Data excerpts »
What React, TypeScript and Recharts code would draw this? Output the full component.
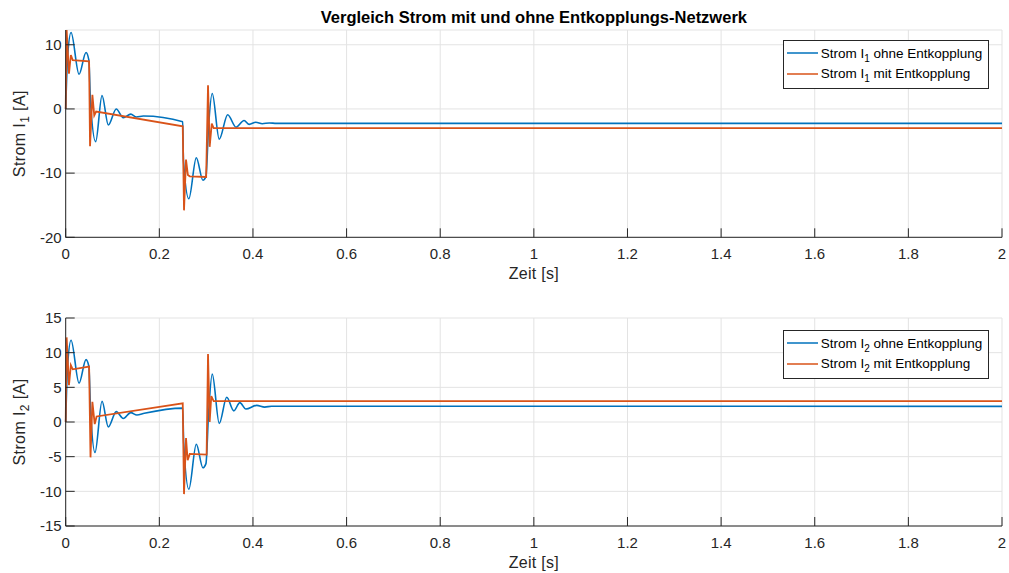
import { LineChart, Line, XAxis, YAxis, CartesianGrid, Legend } from 'recharts';

const xTicks = [0, 0.2, 0.4, 0.6, 0.8, 1, 1.2, 1.4, 1.6, 1.8, 2];
const yTicksI1 = [-20, -10, 0, 10];
const yTicksI2 = [-15, -10, -5, 0, 5, 10, 15];

// Strom I1 ohne Entkopplung
const tI1Ohne = [0, 0.004, 0.0114, 0.0285, 0.0434, 0.0495, 0.053, 0.064, 0.0776, 0.091, 0.108, 0.123, 0.139, 0.151, 0.166, 0.25, 0.2515, 0.263, 0.279, 0.293, 0.2996, 0.305, 0.313, 0.328, 0.346, 0.364, 0.381, 0.392, 0.406, 0.42, 0.435, 0.45, 2];
const vI1Ohne = [0, 8, 11.9, 5.4, 8.8, 7.6, 1, -5.1, 2.1, -2.5, 0, -1.35, -0.8, -1.25, -1.1, -2.0, -8, -14.0, -7.6, -11.1, -10.5, -3, 2.4, -4.7, -0.9, -2.85, -1.8, -2.4, -2.07, -2.3, -2.18, -2.25, -2.25];

// Strom I1 mit Entkopplung
const tI1Mit = [0, 0.002, 0.007, 0.011, 0.015, 0.05, 0.052, 0.057, 0.061, 0.065, 0.25, 0.2527, 0.257, 0.261, 0.265, 0.3, 0.304, 0.3075, 0.312, 0.316, 2];
const vI1Mit = [0, 12.3, 5.5, 8.4, 7.6, 7.4, -5.8, 2.2, -1.0, -0.4, -2.7, -15.8, -7.9, -10.3, -10.5, -10.6, 3.7, -5.9, -2.3, -3.0, -3.0];

// Strom I2 ohne Entkopplung
const tI2Ohne = [0, 0.004, 0.0114, 0.0285, 0.0434, 0.0495, 0.053, 0.0626, 0.0776, 0.091, 0.108, 0.123, 0.139, 0.152, 0.168, 0.25, 0.252, 0.263, 0.279, 0.293, 0.2996, 0.305, 0.313, 0.328, 0.344, 0.359, 0.372, 0.385, 0.408, 0.425, 0.44, 2];
const vI2Ohne = [0, 8, 11.8, 5.6, 9.0, 8.0, 2, -4.4, 3.0, -0.7, 1.5, 0.5, 1.35, 1.0, 1.25, 2.0, -3, -9.7, -3.2, -6.6, -6.0, 1, 6.9, -0.2, 3.56, 1.6, 2.8, 1.87, 2.4, 2.15, 2.28, 2.25];

// Strom I2 mit Entkopplung
const tI2Mit = [0, 0.002, 0.007, 0.011, 0.015, 0.05, 0.053, 0.057, 0.062, 0.066, 0.25, 0.2527, 0.257, 0.2605, 0.265, 0.301, 0.304, 0.3075, 0.311, 0.316, 2];
const vI2Mit = [0, 12.2, 5.3, 8.2, 7.6, 8.0, -5.1, 2.9, -0.3, 0.8, 2.7, -10.4, -2.3, -5.5, -4.6, -4.7, 9.8, 0.0, 3.75, 3.0, 3.0];

const BLUE = '#0072BD';
const ORANGE = '#D95319';
const AXIS = '#262626';
const FONT = '"Liberation Sans", Arial, sans-serif';

const zip = (t: number[], v: number[]) => t.map((x, i) => ({ t: x, v: v[i] }));

function YLabel({ viewBox, sub }: any) {
  const cy = viewBox.y + viewBox.height / 2;
  const x = viewBox.x + 9.5;
  return (
    <text transform={`rotate(-90 ${x} ${cy})`} x={x} y={cy} textAnchor="middle" fontSize={16} letterSpacing={0.4} fill={AXIS}>
      Strom I<tspan dy={4} fontSize={12}>{sub}</tspan><tspan dy={-4}> [A]</tspan>
    </text>
  );
}

function XLabel({ viewBox }: any) {
  return (
    <text x={viewBox.x + viewBox.width / 2} y={viewBox.y + 42} textAnchor="middle" fontSize={16} letterSpacing={0.3} fill={AXIS}>
      Zeit [s]
    </text>
  );
}

function LegendBox({ payload, order }: any) {
  const items = [...(payload || [])].sort((a: any, b: any) => order.indexOf(a.value) - order.indexOf(b.value));
  return (
    <div style={{ width: 206, height: 49, boxSizing: 'border-box', border: `1px solid ${AXIS}`, background: '#fff', paddingTop: 2, fontFamily: FONT }}>
      {items.map((p: any) => {
        const [a, s, b] = String(p.value).split(/_(\d)/);
        return (
          <div key={p.value} style={{ height: 20.6, display: 'flex', alignItems: 'center', fontSize: 13.5, color: '#000', whiteSpace: 'nowrap' }}>
            <svg width={37} height={4} style={{ flex: 'none' }}>
              <line x1={3} x2={34} y1={2} y2={2} stroke={p.color} strokeWidth={1.5} />
            </svg>
            <span>
              {a}
              <span style={{ fontSize: 10, position: 'relative', top: 4 }}>{s}</span>
              {b}
            </span>
          </div>
        );
      })}
    </div>
  );
}

function Panel({ sub, height, margin, domain, ticks, ohne, mit }: any) {
  const nameOhne = `Strom I_${sub} ohne Entkopplung`;
  const nameMit = `Strom I_${sub} mit Entkopplung`;
  return (
    <LineChart width={1009} height={height} margin={margin} style={{ fontFamily: FONT }}>
      <CartesianGrid stroke="#e3e3e3" strokeWidth={1} />
      <XAxis
        dataKey="t"
        type="number"
        domain={[0, 2]}
        ticks={xTicks}
        interval={0}
        height={40}
        tickSize={-9}
        tickMargin={20}
        stroke={AXIS}
        tick={{ fill: AXIS, fontSize: 15 }}
        tickFormatter={(v: number) => String(v)}
        label={{ content: (p: any) => <XLabel {...p} /> }}
      />
      <YAxis
        type="number"
        domain={domain}
        ticks={ticks}
        allowDataOverflow
        interval={0}
        width={50}
        tickSize={-9}
        tickMargin={13}
        stroke={AXIS}
        tick={{ fill: AXIS, fontSize: 15 }}
        label={{ content: (p: any) => <YLabel {...p} sub={sub} /> }}
      />
      <Legend
        layout="horizontal"
        verticalAlign="middle"
        align="center"
        wrapperStyle={{ top: 40, left: 782.7, width: 206 }}
        content={(p: any) => <LegendBox {...p} order={[nameOhne, nameMit]} />}
      />
      <Line data={ohne} dataKey="v" name={nameOhne} type="monotone" stroke={BLUE} strokeWidth={1.6} dot={false} activeDot={false} isAnimationActive={false} />
      <Line data={mit} dataKey="v" name={nameMit} type="linear" stroke={ORANGE} strokeWidth={1.8} dot={false} activeDot={false} isAnimationActive={false} />
    </LineChart>
  );
}

export default function App() {
  return (
    <div style={{ position: 'absolute', left: 0, top: 0, width: 1009, height: 573, background: '#fff', fontFamily: FONT }}>
      <div style={{ position: 'absolute', left: 65.7, top: 8, width: 936.3, textAlign: 'center', fontSize: 16.5, fontWeight: 'bold', color: '#000', lineHeight: '19px', zIndex: 2 }}>
        Vergleich Strom mit und ohne Entkopplungs-Netzwerk
      </div>
      <div style={{ position: 'absolute', left: 0, top: 0 }}>
        <Panel
          sub="1"
          height={290}
          margin={{ top: 30, right: 7, bottom: 12.7, left: 15.7 }}
          domain={[-20, 12.3]}
          ticks={yTicksI1}
          ohne={zip(tI1Ohne, vI1Ohne)}
          mit={zip(tI1Mit, vI1Mit)}
        />
      </div>
      <div style={{ position: 'absolute', left: 0, top: 290 }}>
        <Panel
          sub="2"
          height={283}
          margin={{ top: 28, right: 7, bottom: 7, left: 15.7 }}
          domain={[-15, 15]}
          ticks={yTicksI2}
          ohne={zip(tI2Ohne, vI2Ohne)}
          mit={zip(tI2Mit, vI2Mit)}
        />
      </div>
    </div>
  );
}
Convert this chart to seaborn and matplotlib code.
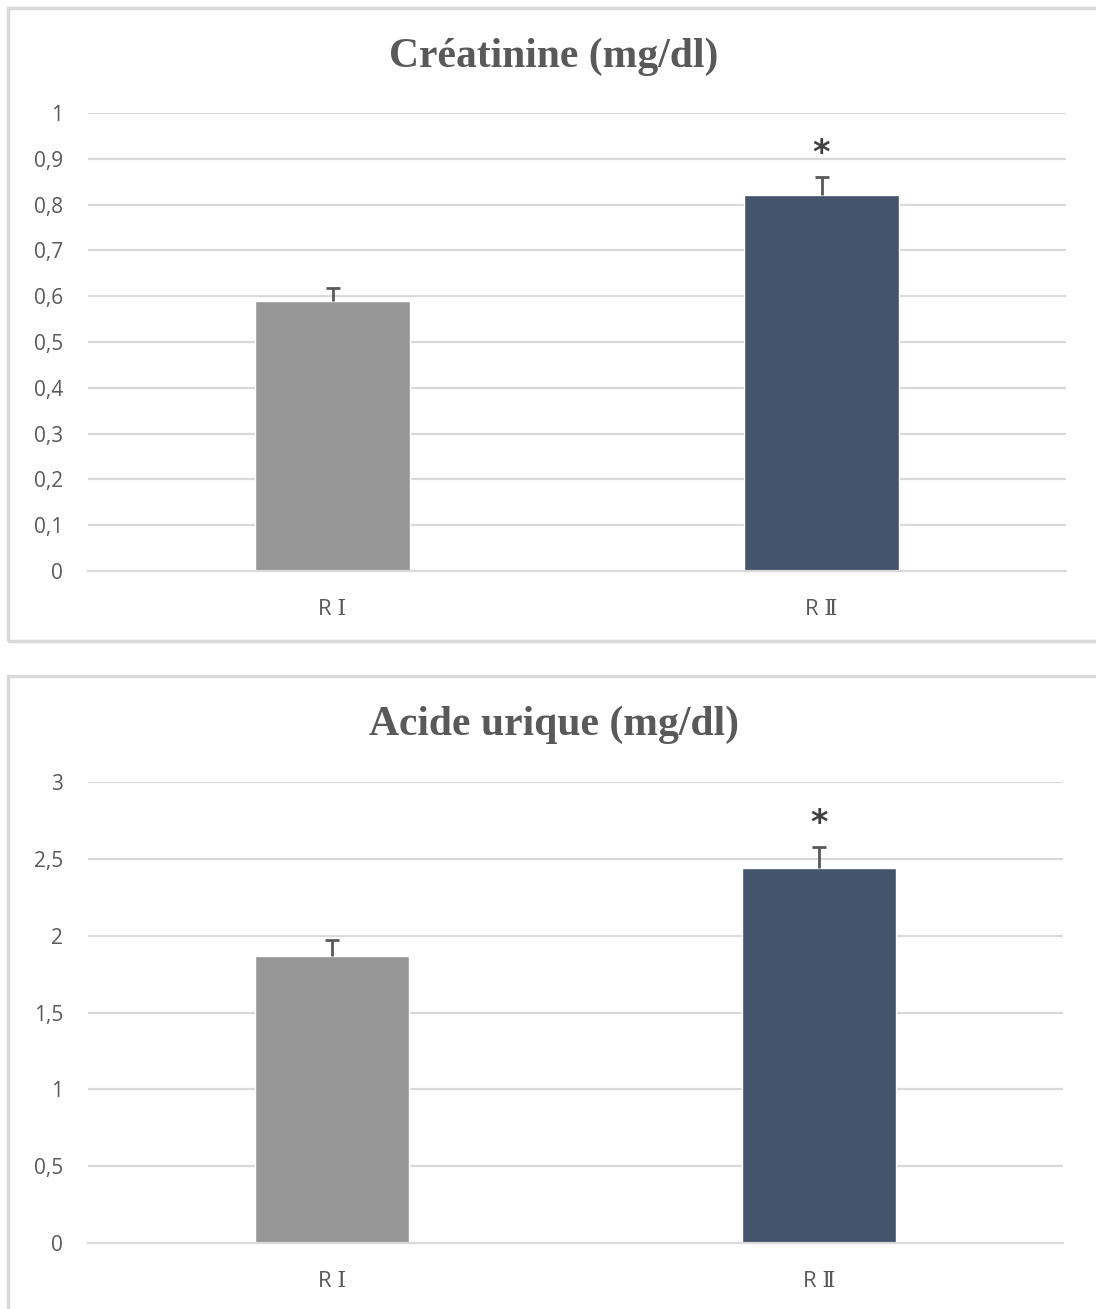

Your goal » Exactly as written, repeat the lines from the beginning of the entries up to and including the line with "3.75, 3.0, 3.0];", but not the pictures.

Response below »
What React, TypeScript and Recharts code would draw this? Output the full component.
import { LineChart, Line, XAxis, YAxis, CartesianGrid, Legend } from 'recharts';

const xTicks = [0, 0.2, 0.4, 0.6, 0.8, 1, 1.2, 1.4, 1.6, 1.8, 2];
const yTicksI1 = [-20, -10, 0, 10];
const yTicksI2 = [-15, -10, -5, 0, 5, 10, 15];

// Strom I1 ohne Entkopplung
const tI1Ohne = [0, 0.004, 0.0114, 0.0285, 0.0434, 0.0495, 0.053, 0.064, 0.0776, 0.091, 0.108, 0.123, 0.139, 0.151, 0.166, 0.25, 0.2515, 0.263, 0.279, 0.293, 0.2996, 0.305, 0.313, 0.328, 0.346, 0.364, 0.381, 0.392, 0.406, 0.42, 0.435, 0.45, 2];
const vI1Ohne = [0, 8, 11.9, 5.4, 8.8, 7.6, 1, -5.1, 2.1, -2.5, 0, -1.35, -0.8, -1.25, -1.1, -2.0, -8, -14.0, -7.6, -11.1, -10.5, -3, 2.4, -4.7, -0.9, -2.85, -1.8, -2.4, -2.07, -2.3, -2.18, -2.25, -2.25];

// Strom I1 mit Entkopplung
const tI1Mit = [0, 0.002, 0.007, 0.011, 0.015, 0.05, 0.052, 0.057, 0.061, 0.065, 0.25, 0.2527, 0.257, 0.261, 0.265, 0.3, 0.304, 0.3075, 0.312, 0.316, 2];
const vI1Mit = [0, 12.3, 5.5, 8.4, 7.6, 7.4, -5.8, 2.2, -1.0, -0.4, -2.7, -15.8, -7.9, -10.3, -10.5, -10.6, 3.7, -5.9, -2.3, -3.0, -3.0];

// Strom I2 ohne Entkopplung
const tI2Ohne = [0, 0.004, 0.0114, 0.0285, 0.0434, 0.0495, 0.053, 0.0626, 0.0776, 0.091, 0.108, 0.123, 0.139, 0.152, 0.168, 0.25, 0.252, 0.263, 0.279, 0.293, 0.2996, 0.305, 0.313, 0.328, 0.344, 0.359, 0.372, 0.385, 0.408, 0.425, 0.44, 2];
const vI2Ohne = [0, 8, 11.8, 5.6, 9.0, 8.0, 2, -4.4, 3.0, -0.7, 1.5, 0.5, 1.35, 1.0, 1.25, 2.0, -3, -9.7, -3.2, -6.6, -6.0, 1, 6.9, -0.2, 3.56, 1.6, 2.8, 1.87, 2.4, 2.15, 2.28, 2.25];

// Strom I2 mit Entkopplung
const tI2Mit = [0, 0.002, 0.007, 0.011, 0.015, 0.05, 0.053, 0.057, 0.062, 0.066, 0.25, 0.2527, 0.257, 0.2605, 0.265, 0.301, 0.304, 0.3075, 0.311, 0.316, 2];
const vI2Mit = [0, 12.2, 5.3, 8.2, 7.6, 8.0, -5.1, 2.9, -0.3, 0.8, 2.7, -10.4, -2.3, -5.5, -4.6, -4.7, 9.8, 0.0, 3.75, 3.0, 3.0];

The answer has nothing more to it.